Repeat every line of the listing below exactly, minus the pictures.

── Supplied data ──

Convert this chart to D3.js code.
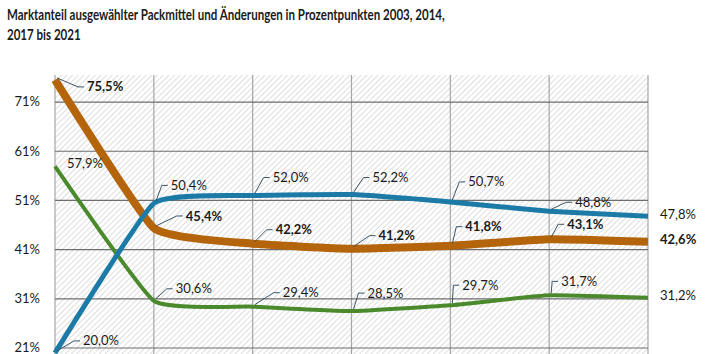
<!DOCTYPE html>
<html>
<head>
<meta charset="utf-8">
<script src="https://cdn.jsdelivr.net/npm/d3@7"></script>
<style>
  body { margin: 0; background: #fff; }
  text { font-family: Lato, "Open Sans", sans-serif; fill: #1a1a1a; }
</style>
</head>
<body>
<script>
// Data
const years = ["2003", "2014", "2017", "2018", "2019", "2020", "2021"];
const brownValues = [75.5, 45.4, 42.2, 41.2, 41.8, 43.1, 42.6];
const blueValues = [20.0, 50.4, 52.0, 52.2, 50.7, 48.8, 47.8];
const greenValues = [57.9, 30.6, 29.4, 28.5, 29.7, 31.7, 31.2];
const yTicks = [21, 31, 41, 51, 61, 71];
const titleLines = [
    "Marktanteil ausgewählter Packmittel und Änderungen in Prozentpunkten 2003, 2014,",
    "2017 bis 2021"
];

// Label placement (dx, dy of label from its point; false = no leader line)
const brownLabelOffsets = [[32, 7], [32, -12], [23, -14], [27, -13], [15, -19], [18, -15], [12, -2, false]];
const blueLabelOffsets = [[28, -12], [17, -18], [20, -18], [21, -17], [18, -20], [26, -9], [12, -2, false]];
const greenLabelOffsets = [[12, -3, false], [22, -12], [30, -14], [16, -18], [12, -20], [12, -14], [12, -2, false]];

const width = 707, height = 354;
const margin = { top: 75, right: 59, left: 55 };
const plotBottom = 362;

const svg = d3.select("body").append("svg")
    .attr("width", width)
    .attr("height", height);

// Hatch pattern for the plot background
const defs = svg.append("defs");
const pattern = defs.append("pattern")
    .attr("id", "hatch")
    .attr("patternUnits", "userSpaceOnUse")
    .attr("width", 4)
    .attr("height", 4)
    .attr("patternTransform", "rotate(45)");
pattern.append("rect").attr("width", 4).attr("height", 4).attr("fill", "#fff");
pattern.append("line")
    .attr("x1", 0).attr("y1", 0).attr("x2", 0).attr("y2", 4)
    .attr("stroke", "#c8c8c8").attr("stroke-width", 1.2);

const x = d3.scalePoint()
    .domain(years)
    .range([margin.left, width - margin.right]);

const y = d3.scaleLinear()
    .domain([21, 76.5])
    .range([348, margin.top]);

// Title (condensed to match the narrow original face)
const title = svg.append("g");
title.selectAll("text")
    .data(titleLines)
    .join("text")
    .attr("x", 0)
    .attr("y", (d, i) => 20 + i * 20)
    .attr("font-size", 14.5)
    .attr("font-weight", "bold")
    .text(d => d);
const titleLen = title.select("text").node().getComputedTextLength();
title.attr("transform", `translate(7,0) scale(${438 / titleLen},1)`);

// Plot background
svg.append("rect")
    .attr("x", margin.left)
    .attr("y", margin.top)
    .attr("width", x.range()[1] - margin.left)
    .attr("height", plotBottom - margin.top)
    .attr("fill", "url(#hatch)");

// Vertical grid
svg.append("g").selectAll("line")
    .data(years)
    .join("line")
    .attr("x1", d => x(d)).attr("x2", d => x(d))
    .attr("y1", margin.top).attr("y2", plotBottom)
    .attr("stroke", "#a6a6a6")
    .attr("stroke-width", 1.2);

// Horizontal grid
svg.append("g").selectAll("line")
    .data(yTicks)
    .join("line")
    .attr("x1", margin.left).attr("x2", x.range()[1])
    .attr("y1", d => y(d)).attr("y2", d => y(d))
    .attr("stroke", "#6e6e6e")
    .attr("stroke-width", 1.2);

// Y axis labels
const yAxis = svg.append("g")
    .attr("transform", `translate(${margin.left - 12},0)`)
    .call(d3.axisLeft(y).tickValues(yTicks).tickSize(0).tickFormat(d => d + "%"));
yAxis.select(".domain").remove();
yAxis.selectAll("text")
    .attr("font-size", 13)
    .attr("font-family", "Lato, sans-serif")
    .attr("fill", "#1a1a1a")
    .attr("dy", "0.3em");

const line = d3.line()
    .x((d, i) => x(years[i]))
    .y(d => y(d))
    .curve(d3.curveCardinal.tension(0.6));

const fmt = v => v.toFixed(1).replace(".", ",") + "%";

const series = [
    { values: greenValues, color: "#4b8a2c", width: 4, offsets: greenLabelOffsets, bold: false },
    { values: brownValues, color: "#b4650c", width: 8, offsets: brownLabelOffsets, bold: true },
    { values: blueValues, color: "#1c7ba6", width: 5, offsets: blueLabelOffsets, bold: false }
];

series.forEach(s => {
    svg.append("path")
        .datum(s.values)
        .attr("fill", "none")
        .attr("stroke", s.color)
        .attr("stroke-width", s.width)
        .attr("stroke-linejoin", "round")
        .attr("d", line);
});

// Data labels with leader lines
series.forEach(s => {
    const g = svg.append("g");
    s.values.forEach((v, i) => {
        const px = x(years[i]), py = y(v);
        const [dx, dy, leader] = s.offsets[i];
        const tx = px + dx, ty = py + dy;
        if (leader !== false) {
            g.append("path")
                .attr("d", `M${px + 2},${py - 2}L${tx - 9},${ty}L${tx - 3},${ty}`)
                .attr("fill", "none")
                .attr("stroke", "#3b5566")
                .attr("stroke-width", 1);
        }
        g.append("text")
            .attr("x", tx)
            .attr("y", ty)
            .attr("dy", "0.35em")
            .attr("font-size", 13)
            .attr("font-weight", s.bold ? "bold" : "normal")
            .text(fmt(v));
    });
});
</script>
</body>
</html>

───

- **Task solution**:
Convert this chart to D3.js code.
<!DOCTYPE html>
<html>
<head>
<meta charset="utf-8">
<script src="https://cdn.jsdelivr.net/npm/d3@7"></script>
<style>
  body { margin: 0; background: #fff; }
  text { font-family: Lato, "Open Sans", sans-serif; fill: #1a1a1a; }
</style>
</head>
<body>
<script>
// Data
const years = ["2003", "2014", "2017", "2018", "2019", "2020", "2021"];
const brownValues = [75.5, 45.4, 42.2, 41.2, 41.8, 43.1, 42.6];
const blueValues = [20.0, 50.4, 52.0, 52.2, 50.7, 48.8, 47.8];
const greenValues = [57.9, 30.6, 29.4, 28.5, 29.7, 31.7, 31.2];
const yTicks = [21, 31, 41, 51, 61, 71];
const titleLines = [
    "Marktanteil ausgewählter Packmittel und Änderungen in Prozentpunkten 2003, 2014,",
    "2017 bis 2021"
];

// Label placement (dx, dy of label from its point; false = no leader line)
const brownLabelOffsets = [[32, 7], [32, -12], [23, -14], [27, -13], [15, -19], [18, -15], [12, -2, false]];
const blueLabelOffsets = [[28, -12], [17, -18], [20, -18], [21, -17], [18, -20], [26, -9], [12, -2, false]];
const greenLabelOffsets = [[12, -3, false], [22, -12], [30, -14], [16, -18], [12, -20], [12, -14], [12, -2, false]];

const width = 707, height = 354;
const margin = { top: 75, right: 59, left: 55 };
const plotBottom = 362;

const svg = d3.select("body").append("svg")
    .attr("width", width)
    .attr("height", height);

// Hatch pattern for the plot background
const defs = svg.append("defs");
const pattern = defs.append("pattern")
    .attr("id", "hatch")
    .attr("patternUnits", "userSpaceOnUse")
    .attr("width", 4)
    .attr("height", 4)
    .attr("patternTransform", "rotate(45)");
pattern.append("rect").attr("width", 4).attr("height", 4).attr("fill", "#fff");
pattern.append("line")
    .attr("x1", 0).attr("y1", 0).attr("x2", 0).attr("y2", 4)
    .attr("stroke", "#c8c8c8").attr("stroke-width", 1.2);

const x = d3.scalePoint()
    .domain(years)
    .range([margin.left, width - margin.right]);

const y = d3.scaleLinear()
    .domain([21, 76.5])
    .range([348, margin.top]);

// Title (condensed to match the narrow original face)
const title = svg.append("g");
title.selectAll("text")
    .data(titleLines)
    .join("text")
    .attr("x", 0)
    .attr("y", (d, i) => 20 + i * 20)
    .attr("font-size", 14.5)
    .attr("font-weight", "bold")
    .text(d => d);
const titleLen = title.select("text").node().getComputedTextLength();
title.attr("transform", `translate(7,0) scale(${438 / titleLen},1)`);

// Plot background
svg.append("rect")
    .attr("x", margin.left)
    .attr("y", margin.top)
    .attr("width", x.range()[1] - margin.left)
    .attr("height", plotBottom - margin.top)
    .attr("fill", "url(#hatch)");

// Vertical grid
svg.append("g").selectAll("line")
    .data(years)
    .join("line")
    .attr("x1", d => x(d)).attr("x2", d => x(d))
    .attr("y1", margin.top).attr("y2", plotBottom)
    .attr("stroke", "#a6a6a6")
    .attr("stroke-width", 1.2);

// Horizontal grid
svg.append("g").selectAll("line")
    .data(yTicks)
    .join("line")
    .attr("x1", margin.left).attr("x2", x.range()[1])
    .attr("y1", d => y(d)).attr("y2", d => y(d))
    .attr("stroke", "#6e6e6e")
    .attr("stroke-width", 1.2);

// Y axis labels
const yAxis = svg.append("g")
    .attr("transform", `translate(${margin.left - 12},0)`)
    .call(d3.axisLeft(y).tickValues(yTicks).tickSize(0).tickFormat(d => d + "%"));
yAxis.select(".domain").remove();
yAxis.selectAll("text")
    .attr("font-size", 13)
    .attr("font-family", "Lato, sans-serif")
    .attr("fill", "#1a1a1a")
    .attr("dy", "0.3em");

const line = d3.line()
    .x((d, i) => x(years[i]))
    .y(d => y(d))
    .curve(d3.curveCardinal.tension(0.6));

const fmt = v => v.toFixed(1).replace(".", ",") + "%";

const series = [
    { values: greenValues, color: "#4b8a2c", width: 4, offsets: greenLabelOffsets, bold: false },
    { values: brownValues, color: "#b4650c", width: 8, offsets: brownLabelOffsets, bold: true },
    { values: blueValues, color: "#1c7ba6", width: 5, offsets: blueLabelOffsets, bold: false }
];

series.forEach(s => {
    svg.append("path")
        .datum(s.values)
        .attr("fill", "none")
        .attr("stroke", s.color)
        .attr("stroke-width", s.width)
        .attr("stroke-linejoin", "round")
        .attr("d", line);
});

// Data labels with leader lines
series.forEach(s => {
    const g = svg.append("g");
    s.values.forEach((v, i) => {
        const px = x(years[i]), py = y(v);
        const [dx, dy, leader] = s.offsets[i];
        const tx = px + dx, ty = py + dy;
        if (leader !== false) {
            g.append("path")
                .attr("d", `M${px + 2},${py - 2}L${tx - 9},${ty}L${tx - 3},${ty}`)
                .attr("fill", "none")
                .attr("stroke", "#3b5566")
                .attr("stroke-width", 1);
        }
        g.append("text")
            .attr("x", tx)
            .attr("y", ty)
            .attr("dy", "0.35em")
            .attr("font-size", 13)
            .attr("font-weight", s.bold ? "bold" : "normal")
            .text(fmt(v));
    });
});
</script>
</body>
</html>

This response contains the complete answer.